● **The task**:
Strip the pictures and reproduce the rest of the listing exactly.

● **Available data**:
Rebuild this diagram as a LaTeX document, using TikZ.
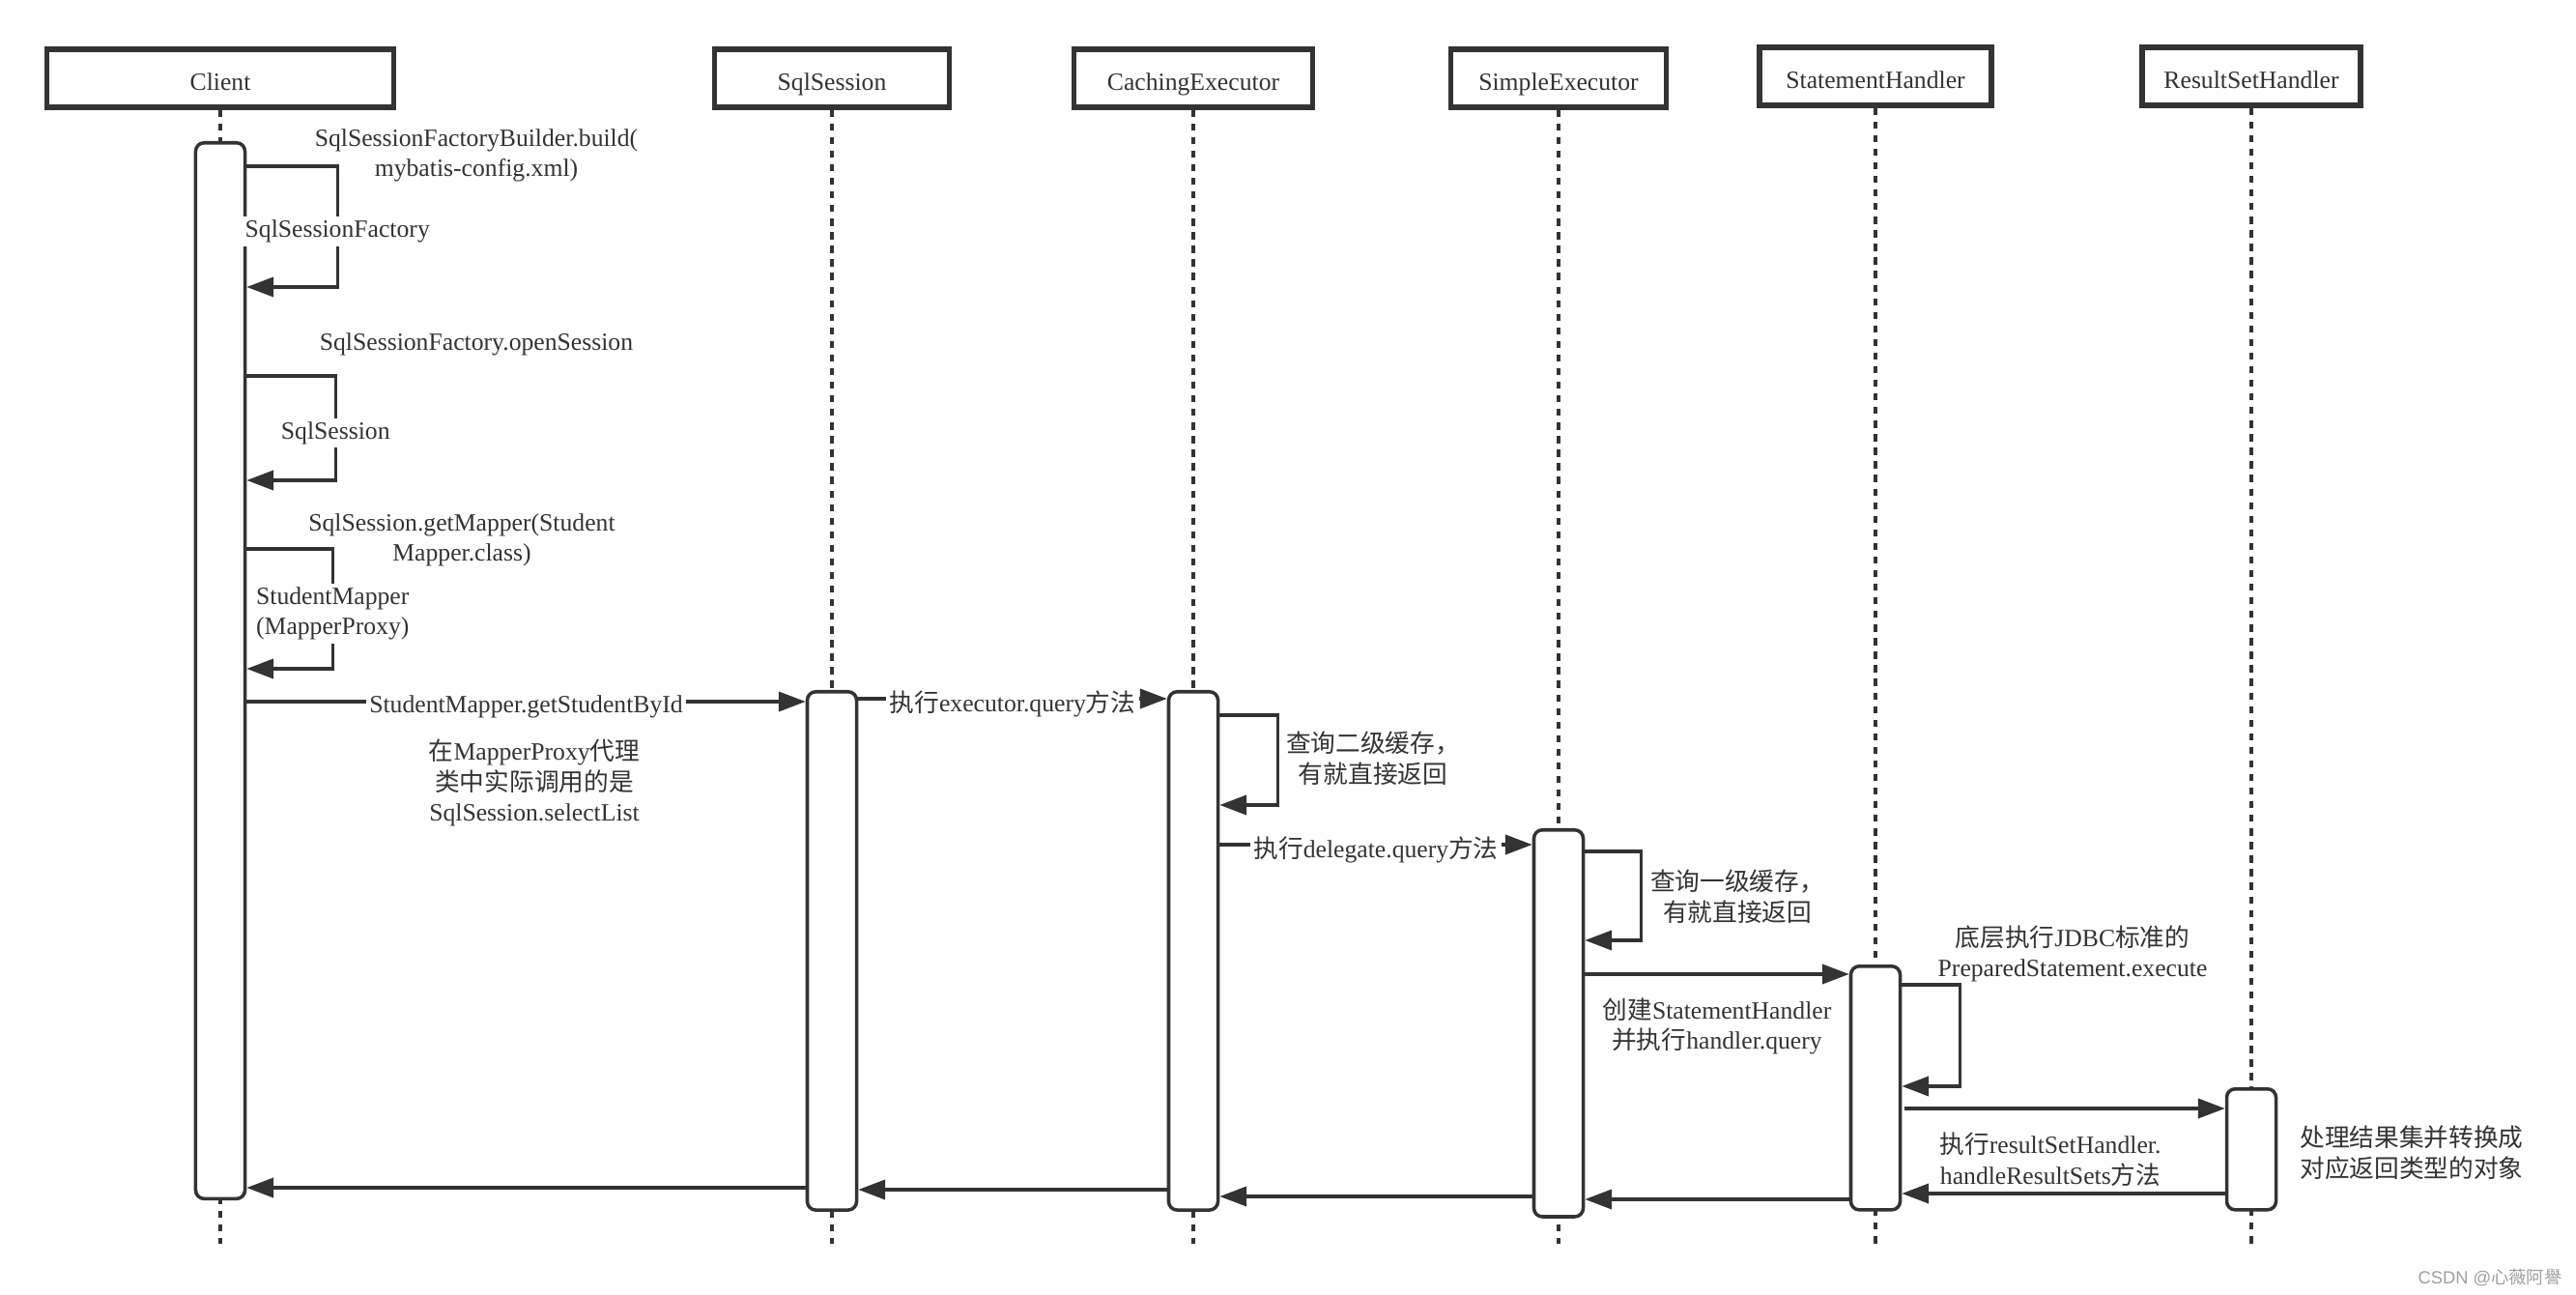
\documentclass[tikz,border=0pt]{standalone}
\usepackage{fontspec}
\setmainfont{Liberation Serif}
\newfontfamily\cjkfont{Noto Sans CJK SC}
\newfontfamily\wmfont{Liberation Sans}
\usepackage{tikz}
\usetikzlibrary{arrows.meta}
\definecolor{figline}{RGB}{51,51,51}
\definecolor{figmark}{RGB}{160,160,160}
\newcommand{\figsize}{\fontsize{7.3}{9}\selectfont}
\newcommand{\zhs}[1]{{\cjkfont #1}}
\tikzset{
  hdr/.style   ={draw=figline, line width=1.5pt, fill=white, minimum height=0.6cm, inner sep=0pt, text=figline, text height=7.3pt, text depth=0pt},
  life/.style  ={draw=figline, line width=0.9pt, dash pattern=on 2.1pt off 1.9pt},
  actbar/.style={draw=figline, line width=1pt, fill=white, rounded corners=2.5pt, minimum width=0.51cm, anchor=north, inner sep=0pt},
  msg/.style   ={draw=figline, line width=1pt, -{Triangle[length=7.9pt,width=5.7pt]}},
  lbl/.style   ={text=figline, align=center, inner sep=1pt, yshift=-0.02cm},
  onl/.style   ={lbl, fill=white, yshift=-0.03cm},
  zh/.style    ={lbl, font=\cjkfont\figsize},
}

\begin{document}
\begin{tikzpicture}[x=0.01cm, y=-0.01cm, font=\figsize]
  \fill[white] (0,0) rectangle (2666,1340);
  \useasboundingbox (0,0) rectangle (2666,1340);

  % participants
  \node[hdr, minimum width=3.59cm] (client) at (228,81) {Client};
  \node[hdr, minimum width=2.43cm] (sqls)   at (861,81) {SqlSession};
  \node[hdr, minimum width=2.47cm] (cache)  at (1235,81) {CachingExecutor};
  \node[hdr, minimum width=2.23cm] (simple) at (1613,81) {SimpleExecutor};
  \node[hdr, minimum width=2.40cm] (stmt)   at (1941,79) {StatementHandler};
  \node[hdr, minimum width=2.26cm] (rsh)    at (2330,79) {ResultSetHandler};

  \foreach \p in {client,sqls,cache,simple,stmt,rsh}
    \draw[life] (\p.south) -- (\p.south |- 0,1287);

  % activations
  \node[actbar, minimum height=10.92cm] (cbar)  at (228,146) {};
  \node[actbar, minimum height=5.36cm]  (sbar)  at (861,714) {};
  \node[actbar, minimum height=5.36cm]  (cebar) at (1235,714) {};
  \node[actbar, minimum height=4.00cm]  (sebar) at (1613,857) {};
  \node[actbar, minimum height=2.52cm]  (shbar) at (1941,998) {};
  \node[actbar, minimum height=1.25cm]  (rbar)  at (2330,1125) {};

  % client self calls
  \draw[msg] (cbar.east |- 0,172) -- ++(94,0) |- (cbar.east |- 0,297) node[onl,pos=0.25] {SqlSessionFactory};
  \node[lbl] (buildlbl) at (493,159) {SqlSessionFactoryBuilder.build(\\mybatis-config.xml)};
  \draw[msg] (cbar.east |- 0,389) -- ++(92,0) |- (cbar.east |- 0,497) node[onl,pos=0.25] {SqlSession};
  \node[lbl] (openlbl) at (493,354) {SqlSessionFactory.openSession};
  \draw[msg] (cbar.east |- 0,568) -- ++(89,0) |- (cbar.east |- 0,692) node[onl,pos=0.25] {StudentMapper\\(MapperProxy)};
  \node[lbl] (mapperlbl) at (478,557) {SqlSession.getMapper(Student\\Mapper.class)};

  % query chain
  \draw[msg] (cbar.east |- 0,726) -- (sbar.west |- 0,726) node[onl,midway] {StudentMapper.getStudentById};
  \node[lbl] (proxylbl) at (553,808) {\zhs{在}MapperProxy\zhs{代理}\\\zhs{类中实际调用的是}\\SqlSession.selectList};
  \draw[msg] (sbar.east |- 0,723) -- (cebar.west |- 0,723) node[onl,midway] {\zhs{执行}executor.query\zhs{方法}};
  \draw[msg] (cebar.east |- 0,740) -- ++(60,0) |- (cebar.east |- 0,833);
  \node[zh] (cache2lbl) at (1421,783) {查询二级缓存，\\有就直接返回};
  \draw[msg] (cebar.east |- 0,874) -- (sebar.west |- 0,874) node[onl,midway] {\zhs{执行}delegate.query\zhs{方法}};
  \draw[msg] (sebar.east |- 0,881) -- ++(58,0) |- (sebar.east |- 0,973);
  \node[zh] (cache1lbl) at (1798,926) {查询一级缓存，\\有就直接返回};
  \draw[msg] (sebar.east |- 0,1008) -- (shbar.west |- 0,1008);
  \node[lbl] (createlbl) at (1777,1060) {\zhs{创建}StatementHandler\\\zhs{并执行}handler.query};
  \draw[msg] (shbar.east |- 0,1019) -- ++(60,0) |- (shbar.east |- 0,1124);
  \node[lbl] (jdbclbl) at (2145,985) {\zhs{底层执行}JDBC\zhs{标准的}\\PreparedStatement.execute};
  \draw[msg] ([xshift=0.03cm]shbar.east |- 0,1147) -- (rbar.west |- 0,1147);
  \node[lbl] (rshlbl) at (2122,1198) {\zhs{执行}resultSetHandler.\\handleResultSets\zhs{方法}};
  \node[zh] (convlbl) at (2496,1191) {处理结果集并转换成\\对应返回类型的对象};

  % returns
  \draw[msg] (rbar.west |- 0,1235) -- (shbar.east |- 0,1235);
  \draw[msg] (shbar.west |- 0,1241) -- (sebar.east |- 0,1241);
  \draw[msg] (sebar.west |- 0,1238) -- (cebar.east |- 0,1238);
  \draw[msg] (cebar.west |- 0,1231) -- (sbar.east |- 0,1231);
  \draw[msg] (sbar.west |- 0,1229) -- (cbar.east |- 0,1229);

  \node[text=figmark, inner sep=0pt, font=\fontsize{5.2}{6}\selectfont] (mark) at (2577,1322) {\wmfont CSDN @\zhs{心薇阿譽}};
\end{tikzpicture}
\end{document}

● **Solved exercise**:
Rebuild this diagram as a LaTeX document, using TikZ.
\documentclass[tikz,border=0pt]{standalone}
\usepackage{fontspec}
\setmainfont{Liberation Serif}
\newfontfamily\cjkfont{Noto Sans CJK SC}
\newfontfamily\wmfont{Liberation Sans}
\usepackage{tikz}
\usetikzlibrary{arrows.meta}
\definecolor{figline}{RGB}{51,51,51}
\definecolor{figmark}{RGB}{160,160,160}
\newcommand{\figsize}{\fontsize{7.3}{9}\selectfont}
\newcommand{\zhs}[1]{{\cjkfont #1}}
\tikzset{
  hdr/.style   ={draw=figline, line width=1.5pt, fill=white, minimum height=0.6cm, inner sep=0pt, text=figline, text height=7.3pt, text depth=0pt},
  life/.style  ={draw=figline, line width=0.9pt, dash pattern=on 2.1pt off 1.9pt},
  actbar/.style={draw=figline, line width=1pt, fill=white, rounded corners=2.5pt, minimum width=0.51cm, anchor=north, inner sep=0pt},
  msg/.style   ={draw=figline, line width=1pt, -{Triangle[length=7.9pt,width=5.7pt]}},
  lbl/.style   ={text=figline, align=center, inner sep=1pt, yshift=-0.02cm},
  onl/.style   ={lbl, fill=white, yshift=-0.03cm},
  zh/.style    ={lbl, font=\cjkfont\figsize},
}

\begin{document}
\begin{tikzpicture}[x=0.01cm, y=-0.01cm, font=\figsize]
  \fill[white] (0,0) rectangle (2666,1340);
  \useasboundingbox (0,0) rectangle (2666,1340);

  % participants
  \node[hdr, minimum width=3.59cm] (client) at (228,81) {Client};
  \node[hdr, minimum width=2.43cm] (sqls)   at (861,81) {SqlSession};
  \node[hdr, minimum width=2.47cm] (cache)  at (1235,81) {CachingExecutor};
  \node[hdr, minimum width=2.23cm] (simple) at (1613,81) {SimpleExecutor};
  \node[hdr, minimum width=2.40cm] (stmt)   at (1941,79) {StatementHandler};
  \node[hdr, minimum width=2.26cm] (rsh)    at (2330,79) {ResultSetHandler};

  \foreach \p in {client,sqls,cache,simple,stmt,rsh}
    \draw[life] (\p.south) -- (\p.south |- 0,1287);

  % activations
  \node[actbar, minimum height=10.92cm] (cbar)  at (228,146) {};
  \node[actbar, minimum height=5.36cm]  (sbar)  at (861,714) {};
  \node[actbar, minimum height=5.36cm]  (cebar) at (1235,714) {};
  \node[actbar, minimum height=4.00cm]  (sebar) at (1613,857) {};
  \node[actbar, minimum height=2.52cm]  (shbar) at (1941,998) {};
  \node[actbar, minimum height=1.25cm]  (rbar)  at (2330,1125) {};

  % client self calls
  \draw[msg] (cbar.east |- 0,172) -- ++(94,0) |- (cbar.east |- 0,297) node[onl,pos=0.25] {SqlSessionFactory};
  \node[lbl] (buildlbl) at (493,159) {SqlSessionFactoryBuilder.build(\\mybatis-config.xml)};
  \draw[msg] (cbar.east |- 0,389) -- ++(92,0) |- (cbar.east |- 0,497) node[onl,pos=0.25] {SqlSession};
  \node[lbl] (openlbl) at (493,354) {SqlSessionFactory.openSession};
  \draw[msg] (cbar.east |- 0,568) -- ++(89,0) |- (cbar.east |- 0,692) node[onl,pos=0.25] {StudentMapper\\(MapperProxy)};
  \node[lbl] (mapperlbl) at (478,557) {SqlSession.getMapper(Student\\Mapper.class)};

  % query chain
  \draw[msg] (cbar.east |- 0,726) -- (sbar.west |- 0,726) node[onl,midway] {StudentMapper.getStudentById};
  \node[lbl] (proxylbl) at (553,808) {\zhs{在}MapperProxy\zhs{代理}\\\zhs{类中实际调用的是}\\SqlSession.selectList};
  \draw[msg] (sbar.east |- 0,723) -- (cebar.west |- 0,723) node[onl,midway] {\zhs{执行}executor.query\zhs{方法}};
  \draw[msg] (cebar.east |- 0,740) -- ++(60,0) |- (cebar.east |- 0,833);
  \node[zh] (cache2lbl) at (1421,783) {查询二级缓存，\\有就直接返回};
  \draw[msg] (cebar.east |- 0,874) -- (sebar.west |- 0,874) node[onl,midway] {\zhs{执行}delegate.query\zhs{方法}};
  \draw[msg] (sebar.east |- 0,881) -- ++(58,0) |- (sebar.east |- 0,973);
  \node[zh] (cache1lbl) at (1798,926) {查询一级缓存，\\有就直接返回};
  \draw[msg] (sebar.east |- 0,1008) -- (shbar.west |- 0,1008);
  \node[lbl] (createlbl) at (1777,1060) {\zhs{创建}StatementHandler\\\zhs{并执行}handler.query};
  \draw[msg] (shbar.east |- 0,1019) -- ++(60,0) |- (shbar.east |- 0,1124);
  \node[lbl] (jdbclbl) at (2145,985) {\zhs{底层执行}JDBC\zhs{标准的}\\PreparedStatement.execute};
  \draw[msg] ([xshift=0.03cm]shbar.east |- 0,1147) -- (rbar.west |- 0,1147);
  \node[lbl] (rshlbl) at (2122,1198) {\zhs{执行}resultSetHandler.\\handleResultSets\zhs{方法}};
  \node[zh] (convlbl) at (2496,1191) {处理结果集并转换成\\对应返回类型的对象};

  % returns
  \draw[msg] (rbar.west |- 0,1235) -- (shbar.east |- 0,1235);
  \draw[msg] (shbar.west |- 0,1241) -- (sebar.east |- 0,1241);
  \draw[msg] (sebar.west |- 0,1238) -- (cebar.east |- 0,1238);
  \draw[msg] (cebar.west |- 0,1231) -- (sbar.east |- 0,1231);
  \draw[msg] (sbar.west |- 0,1229) -- (cbar.east |- 0,1229);

  \node[text=figmark, inner sep=0pt, font=\fontsize{5.2}{6}\selectfont] (mark) at (2577,1322) {\wmfont CSDN @\zhs{心薇阿譽}};
\end{tikzpicture}
\end{document}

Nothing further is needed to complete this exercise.